Unipd study. Discovered link between diet, gut microbiota, and systemic inflammation in metabolic diseases
14.02.2025
A research team from the University of Padua and the Veneto Institute of Molecular Medicine (VIMM) has discovered a new mechanism by which a high-fat diet alters the intestinal barrier and triggers systemic inflammation, increasing the risk of metabolic diseases such as type 2 diabetes. The study titled “Padi4-dependent NETosis enables diet-induced gut hyperpermeability, translating dysbiosis into systemic inflammation and dysmetabolism,” published in the journal «Diabetes», identifies a key role for the enzyme PADI4 and a process known as NETosis.
Type 2 diabetes is one of the major global health emergencies, affecting over half a billion people worldwide and about 4 million in Italy. Obesity is one of the main risk factors for the development of diabetes and other metabolic disorders, such as fatty liver disease, a condition characterized by fat accumulation in the liver that can progress to more serious diseases like cirrhosis and liver cancer.
The publication emphasizes the importance of understanding the mechanisms underlying these interactions to develop new preventive and therapeutic strategies. The implications of this research are highly significant for understanding metabolic diseases and suggest a potential therapeutic target to counteract the negative effects of overeating and obesity.
"We observed that a typical Western diet, rich in fats, induces an immune response in neutrophils, which are white blood cells that function to defend the body against bacterial and fungal infections,” explains Mattia Albiero, the first author of the study and a researcher at the Department of Surgical, Oncological and Gastroenterological Sciences at the University of Padua and VIMM. "Neutrophils release structures called NETs: these, in turn, compromise the intestinal barrier, facilitating the spread of bacterial components into the bloodstream and promoting systemic inflammation."
The researchers conducted experiments on animal models and human adipose tissue samples, demonstrating that diet-induced NETosis leads to increased intestinal permeability, resulting in the propagation of inflammatory signals throughout the body. In particular, mice lacking the PADI4 enzyme or in which the enzyme was inhibited by a drug were protected from the negative effects of a high-fat diet.
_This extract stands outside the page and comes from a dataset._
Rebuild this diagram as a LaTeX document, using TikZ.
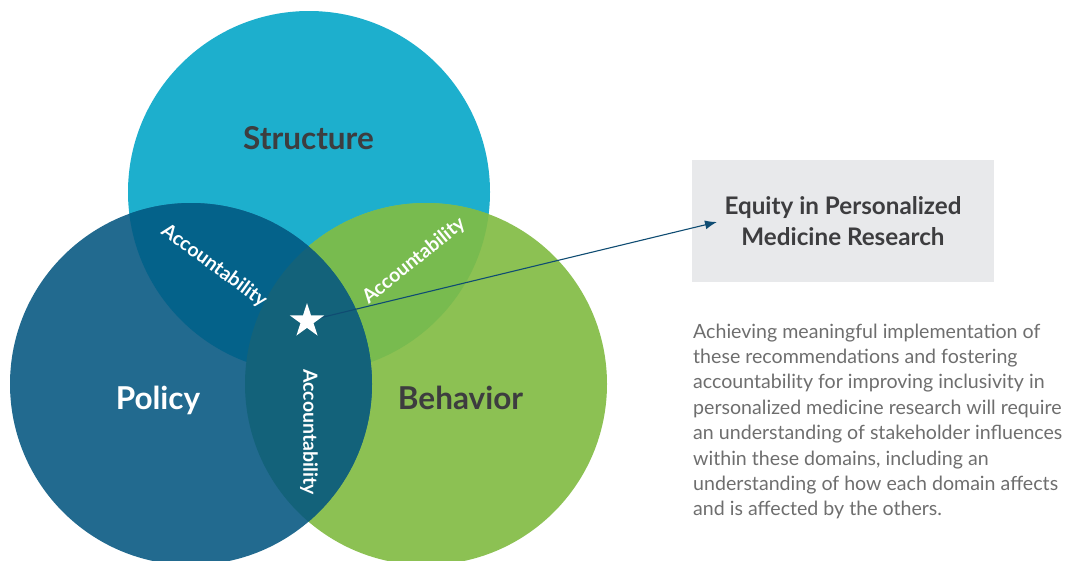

"This discovery paves the way for new therapeutic strategies," emphasizes Gian Paolo Fadini, Full Professor of Endocrinology at the Department of Medicine at the University, Director of the Metabolic Diseases and Diabetology Unit at the University Hospital, and Head of the Experimental Diabetology Laboratory at VIMM. "Pharmacological inhibition of PADI4 could represent a new approach to prevent metabolic complications related to obesity, such as type 2 diabetes and fatty liver disease."